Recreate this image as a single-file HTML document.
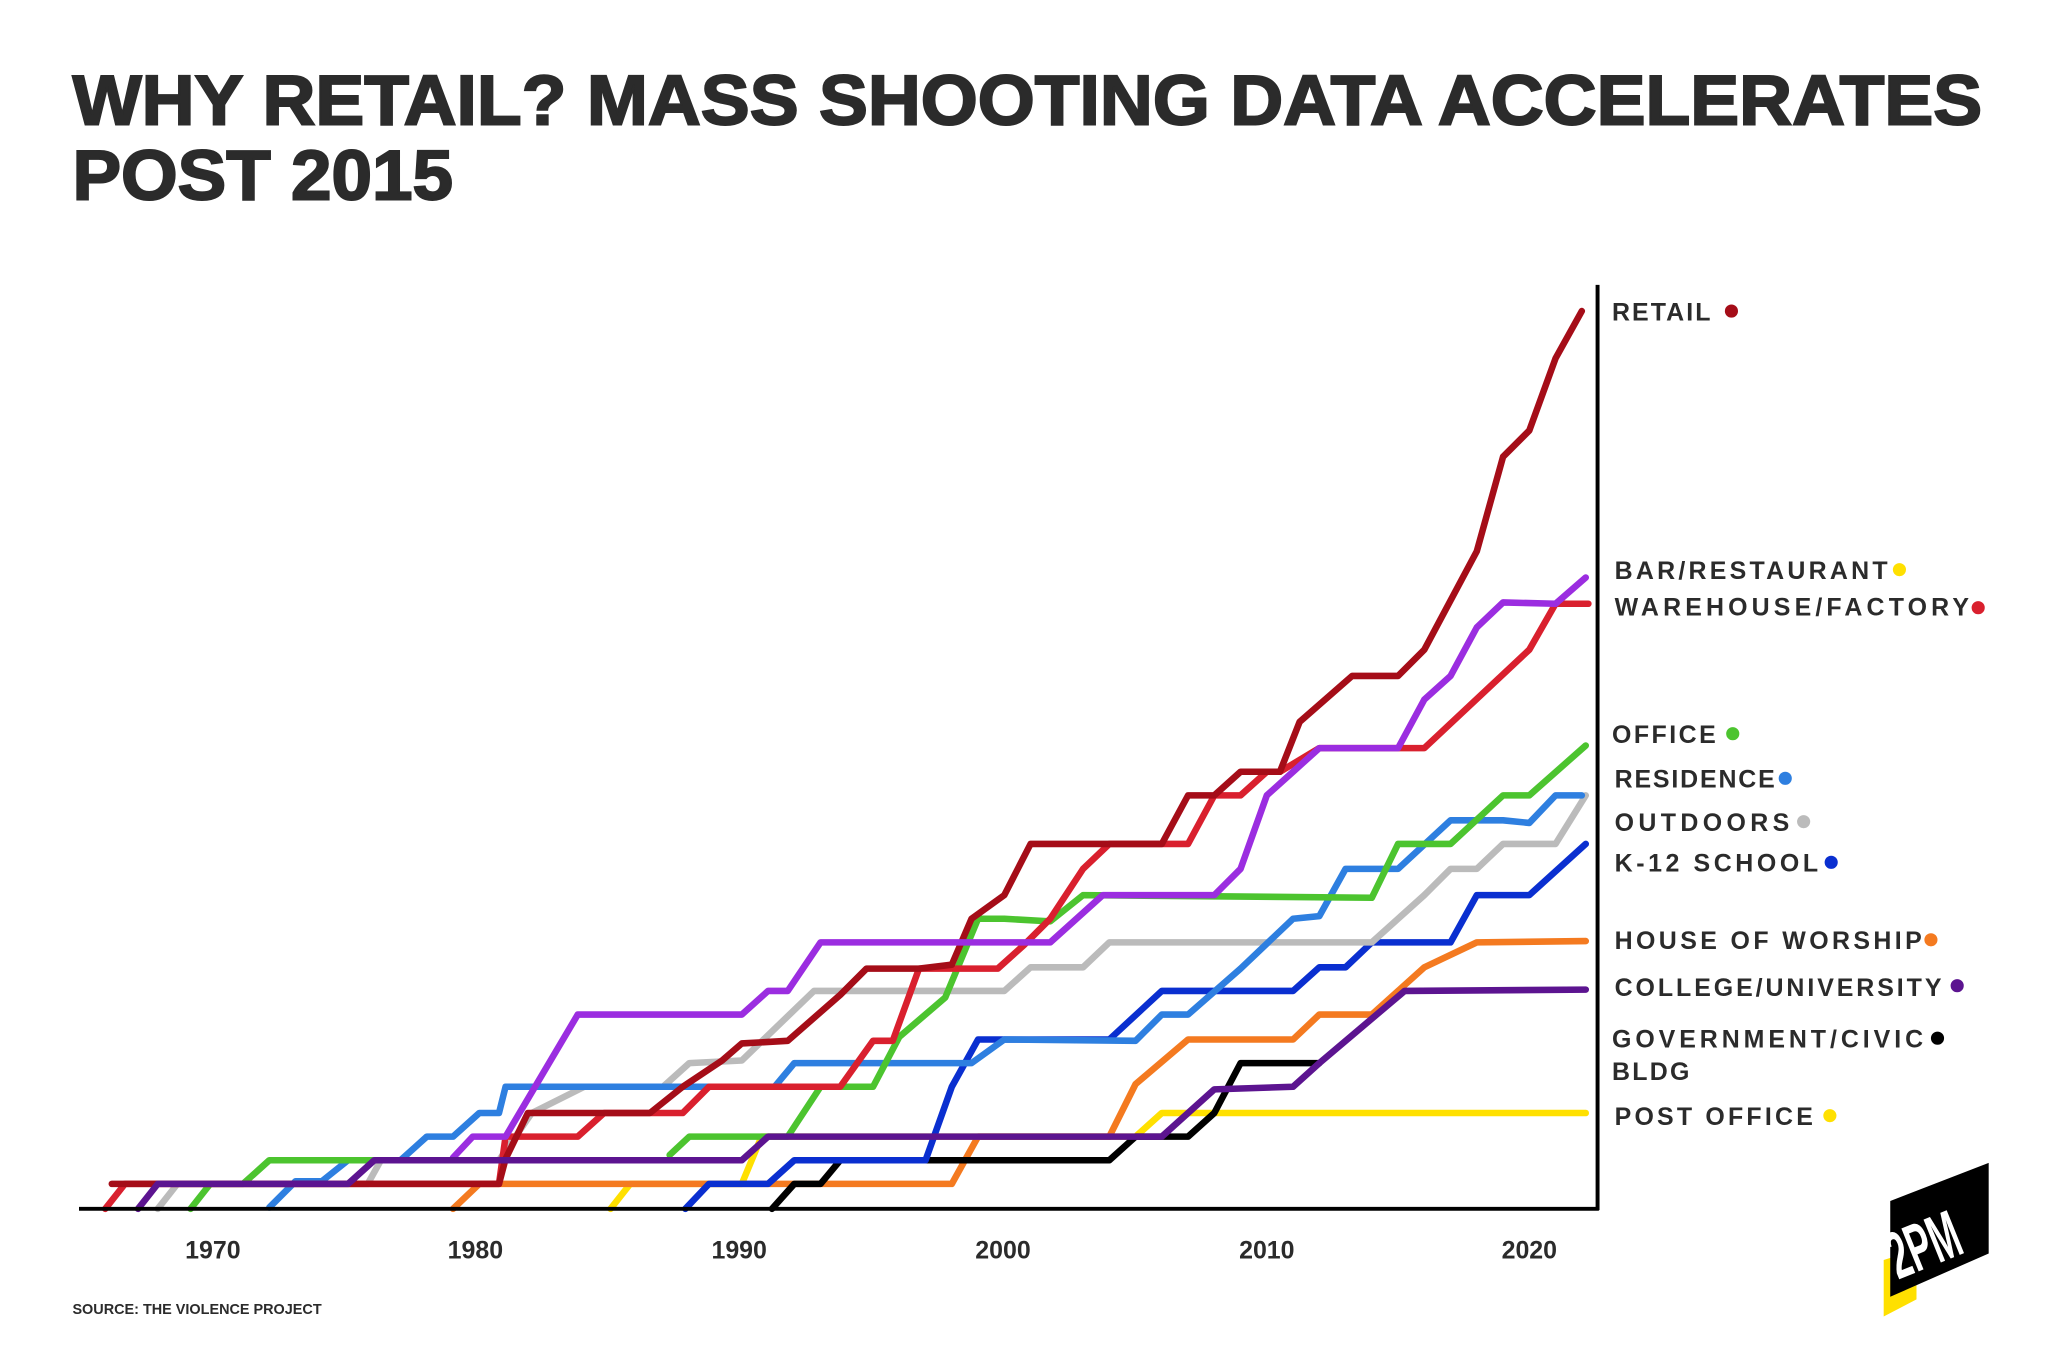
<!DOCTYPE html>
<html><head><meta charset="utf-8"><style>
html,body{margin:0;padding:0;background:#fff}
svg{display:block}
text{font-family:"Liberation Sans",sans-serif;font-weight:bold;fill:#2b2b2b}
</style></head><body>
<svg width="2048" height="1365" viewBox="0 0 1560 1040" xmlns="http://www.w3.org/2000/svg">
<rect width="1560" height="1040" fill="#fff"/>
<text x="55" y="95" font-size="54" textLength="1455" lengthAdjust="spacingAndGlyphs" stroke="#2b2b2b" stroke-width="1.5">WHY RETAIL? MASS SHOOTING DATA ACCELERATES</text>
<text x="55" y="152" font-size="54" textLength="290" lengthAdjust="spacingAndGlyphs" stroke="#2b2b2b" stroke-width="1.5">POST 2015</text>
<g fill="none" stroke-width="5" stroke-linejoin="round" stroke-linecap="round">
<polyline stroke="#ffe000" points="465,921 480,902 565,902 580,866 865,866 885,848 1208,848"/>
<polyline stroke="#f47a20" points="345,921 365,902 725,902 745,866 845,866 865,826 905,792 985,792 1005,773 1045,773 1065,755 1085,737 1125,718 1208,717"/>
<polyline stroke="#000" points="588,921 605,902 625,902 640,884 845,884 865,866 905,866 925,848 945,810 1005,810"/>
<polyline stroke="#0a2fd0" points="522,921 540,902 585,902 605,884 705,884 725,828 745,792 845,792 885,755 985,755 1005,737 1025,737 1045,718 1105,718 1125,682 1165,682 1208,643"/>
<polyline stroke="#bbbbbb" points="120,921 135,902 265,902 280,902 290,884 380,884 405,848 445,828 505,828 525,810 565,808 620,755 765,755 785,737 825,737 845,718 1045,718 1085,682 1105,662 1125,662 1145,643 1185,643 1208,606"/>
<polyline stroke="#2e7fe0" points="205,920 225,900 245,900 265,884 305,884 325,866 345,866 365,848 380,848 385,828 590,828 605,810 740,810 765,792 865,793 885,773 905,773 945,738 985,700 1005,698 1025,662 1065,662 1105,625 1145,625 1165,627 1185,606 1205,606"/>
<polyline stroke="#4cc42f" points="145,921 160,902 185,902 205,884 285,884"/>
<polyline stroke="#4cc42f" points="510,880 525,866 600,866 625,828 665,828 685,790 720,760 745,700 765,700 800,702 825,682 1045,684 1065,643 1105,643 1145,606 1165,606 1208,568"/>
<polyline stroke="#d9202e" points="80,921 95,902 380,902 385,866 440,866 460,848 520,848 540,828 640,828 665,793 680,793 700,738 760,738 780,720 800,700 825,662 845,643 905,643 925,606 945,606 965,588 975,588 1005,570 1085,570 1165,495 1185,460 1210,460"/>
<polyline stroke="#a50d18" points="85,902 380,902 385,883 402,848 495,848 520,828 550,808 565,795 600,793 640,758 660,738 700,738 725,735 740,700 765,682 785,643 885,643 905,606 925,606 945,588 975,588 990,550 1030,515 1065,515 1085,495 1125,420 1145,348 1165,328 1185,273 1205,237"/>
<polyline stroke="#9b2de0" points="345,882 360,866 385,866 440,773 565,773 585,755 600,755 625,718 800,718 840,682 925,682 945,662 965,606 985,588 1005,570 1065,570 1085,533 1105,515 1125,478 1145,459 1185,460 1208,440"/>
<polyline stroke="#5c1490" points="105,921 120,902 265,902 285,884 565,884 585,866 885,866 925,830 985,828 1005,810 1070,755 1208,754"/>
</g>
<line x1="1217" y1="217" x2="1217" y2="922" stroke="#000" stroke-width="3"/>
<line x1="60" y1="921" x2="1218" y2="921" stroke="#000" stroke-width="3"/>
<g font-size="19" text-anchor="middle">
<text x="162" y="959">1970</text><text x="362" y="959">1980</text><text x="563" y="959">1990</text>
<text x="764" y="959">2000</text><text x="965" y="959">2010</text><text x="1165" y="959">2020</text>
</g>
<g font-size="19" lengthAdjust="spacingAndGlyphs">
<text x="1228" y="244" textLength="75">RETAIL</text><circle cx="1319" cy="237" r="5" fill="#a50d18"/>
<text x="1230" y="441" textLength="208">BAR/RESTAURANT</text><circle cx="1447" cy="434" r="5" fill="#ffe000"/>
<text x="1230" y="469" textLength="270">WAREHOUSE/FACTORY</text><circle cx="1507" cy="463" r="5" fill="#d9202e"/>
<text x="1228" y="566" textLength="79">OFFICE</text><circle cx="1320" cy="559" r="5" fill="#4cc42f"/>
<text x="1230" y="600" textLength="122">RESIDENCE</text><circle cx="1360" cy="593" r="5" fill="#2e7fe0"/>
<text x="1230" y="633" textLength="133">OUTDOORS</text><circle cx="1374" cy="626" r="5" fill="#bbbbbb"/>
<text x="1230" y="664" textLength="155">K-12 SCHOOL</text><circle cx="1395" cy="657" r="5" fill="#0a2fd0"/>
<text x="1230" y="723" textLength="234">HOUSE OF WORSHIP</text><circle cx="1471" cy="716" r="5" fill="#f47a20"/>
<text x="1230" y="759" textLength="249">COLLEGE/UNIVERSITY</text><circle cx="1491" cy="751" r="5" fill="#5c1490"/>
<text x="1228" y="798" textLength="237">GOVERNMENT/CIVIC</text><circle cx="1476" cy="791" r="5" fill="#000"/>
<text x="1228" y="823" textLength="59">BLDG</text>
<text x="1230" y="857" textLength="151">POST OFFICE</text><circle cx="1394" cy="850" r="5" fill="#ffe000"/>
</g>
<text x="55" y="1001" font-size="11">SOURCE: THE VIOLENCE PROJECT</text>
<polygon points="1435,960 1460,952 1460,990 1435,1003" fill="#ffe000"/>
<polygon points="1440,915 1515,886 1515,955 1440,988" fill="#000"/>
<text x="0" y="0" font-size="32" style="fill:#fff" transform="translate(1446,975) rotate(-22) scale(0.85,1.6)">2PM</text>
</svg>
</body></html>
+---+
> **Challenge**: Copy out every line of the material above exactly, skipping the pictures.

> **Task solution**:
Recreate this image as a single-file HTML document.
<!DOCTYPE html>
<html><head><meta charset="utf-8"><style>
html,body{margin:0;padding:0;background:#fff}
svg{display:block}
text{font-family:"Liberation Sans",sans-serif;font-weight:bold;fill:#2b2b2b}
</style></head><body>
<svg width="2048" height="1365" viewBox="0 0 1560 1040" xmlns="http://www.w3.org/2000/svg">
<rect width="1560" height="1040" fill="#fff"/>
<text x="55" y="95" font-size="54" textLength="1455" lengthAdjust="spacingAndGlyphs" stroke="#2b2b2b" stroke-width="1.5">WHY RETAIL? MASS SHOOTING DATA ACCELERATES</text>
<text x="55" y="152" font-size="54" textLength="290" lengthAdjust="spacingAndGlyphs" stroke="#2b2b2b" stroke-width="1.5">POST 2015</text>
<g fill="none" stroke-width="5" stroke-linejoin="round" stroke-linecap="round">
<polyline stroke="#ffe000" points="465,921 480,902 565,902 580,866 865,866 885,848 1208,848"/>
<polyline stroke="#f47a20" points="345,921 365,902 725,902 745,866 845,866 865,826 905,792 985,792 1005,773 1045,773 1065,755 1085,737 1125,718 1208,717"/>
<polyline stroke="#000" points="588,921 605,902 625,902 640,884 845,884 865,866 905,866 925,848 945,810 1005,810"/>
<polyline stroke="#0a2fd0" points="522,921 540,902 585,902 605,884 705,884 725,828 745,792 845,792 885,755 985,755 1005,737 1025,737 1045,718 1105,718 1125,682 1165,682 1208,643"/>
<polyline stroke="#bbbbbb" points="120,921 135,902 265,902 280,902 290,884 380,884 405,848 445,828 505,828 525,810 565,808 620,755 765,755 785,737 825,737 845,718 1045,718 1085,682 1105,662 1125,662 1145,643 1185,643 1208,606"/>
<polyline stroke="#2e7fe0" points="205,920 225,900 245,900 265,884 305,884 325,866 345,866 365,848 380,848 385,828 590,828 605,810 740,810 765,792 865,793 885,773 905,773 945,738 985,700 1005,698 1025,662 1065,662 1105,625 1145,625 1165,627 1185,606 1205,606"/>
<polyline stroke="#4cc42f" points="145,921 160,902 185,902 205,884 285,884"/>
<polyline stroke="#4cc42f" points="510,880 525,866 600,866 625,828 665,828 685,790 720,760 745,700 765,700 800,702 825,682 1045,684 1065,643 1105,643 1145,606 1165,606 1208,568"/>
<polyline stroke="#d9202e" points="80,921 95,902 380,902 385,866 440,866 460,848 520,848 540,828 640,828 665,793 680,793 700,738 760,738 780,720 800,700 825,662 845,643 905,643 925,606 945,606 965,588 975,588 1005,570 1085,570 1165,495 1185,460 1210,460"/>
<polyline stroke="#a50d18" points="85,902 380,902 385,883 402,848 495,848 520,828 550,808 565,795 600,793 640,758 660,738 700,738 725,735 740,700 765,682 785,643 885,643 905,606 925,606 945,588 975,588 990,550 1030,515 1065,515 1085,495 1125,420 1145,348 1165,328 1185,273 1205,237"/>
<polyline stroke="#9b2de0" points="345,882 360,866 385,866 440,773 565,773 585,755 600,755 625,718 800,718 840,682 925,682 945,662 965,606 985,588 1005,570 1065,570 1085,533 1105,515 1125,478 1145,459 1185,460 1208,440"/>
<polyline stroke="#5c1490" points="105,921 120,902 265,902 285,884 565,884 585,866 885,866 925,830 985,828 1005,810 1070,755 1208,754"/>
</g>
<line x1="1217" y1="217" x2="1217" y2="922" stroke="#000" stroke-width="3"/>
<line x1="60" y1="921" x2="1218" y2="921" stroke="#000" stroke-width="3"/>
<g font-size="19" text-anchor="middle">
<text x="162" y="959">1970</text><text x="362" y="959">1980</text><text x="563" y="959">1990</text>
<text x="764" y="959">2000</text><text x="965" y="959">2010</text><text x="1165" y="959">2020</text>
</g>
<g font-size="19" lengthAdjust="spacingAndGlyphs">
<text x="1228" y="244" textLength="75">RETAIL</text><circle cx="1319" cy="237" r="5" fill="#a50d18"/>
<text x="1230" y="441" textLength="208">BAR/RESTAURANT</text><circle cx="1447" cy="434" r="5" fill="#ffe000"/>
<text x="1230" y="469" textLength="270">WAREHOUSE/FACTORY</text><circle cx="1507" cy="463" r="5" fill="#d9202e"/>
<text x="1228" y="566" textLength="79">OFFICE</text><circle cx="1320" cy="559" r="5" fill="#4cc42f"/>
<text x="1230" y="600" textLength="122">RESIDENCE</text><circle cx="1360" cy="593" r="5" fill="#2e7fe0"/>
<text x="1230" y="633" textLength="133">OUTDOORS</text><circle cx="1374" cy="626" r="5" fill="#bbbbbb"/>
<text x="1230" y="664" textLength="155">K-12 SCHOOL</text><circle cx="1395" cy="657" r="5" fill="#0a2fd0"/>
<text x="1230" y="723" textLength="234">HOUSE OF WORSHIP</text><circle cx="1471" cy="716" r="5" fill="#f47a20"/>
<text x="1230" y="759" textLength="249">COLLEGE/UNIVERSITY</text><circle cx="1491" cy="751" r="5" fill="#5c1490"/>
<text x="1228" y="798" textLength="237">GOVERNMENT/CIVIC</text><circle cx="1476" cy="791" r="5" fill="#000"/>
<text x="1228" y="823" textLength="59">BLDG</text>
<text x="1230" y="857" textLength="151">POST OFFICE</text><circle cx="1394" cy="850" r="5" fill="#ffe000"/>
</g>
<text x="55" y="1001" font-size="11">SOURCE: THE VIOLENCE PROJECT</text>
<polygon points="1435,960 1460,952 1460,990 1435,1003" fill="#ffe000"/>
<polygon points="1440,915 1515,886 1515,955 1440,988" fill="#000"/>
<text x="0" y="0" font-size="32" style="fill:#fff" transform="translate(1446,975) rotate(-22) scale(0.85,1.6)">2PM</text>
</svg>
</body></html>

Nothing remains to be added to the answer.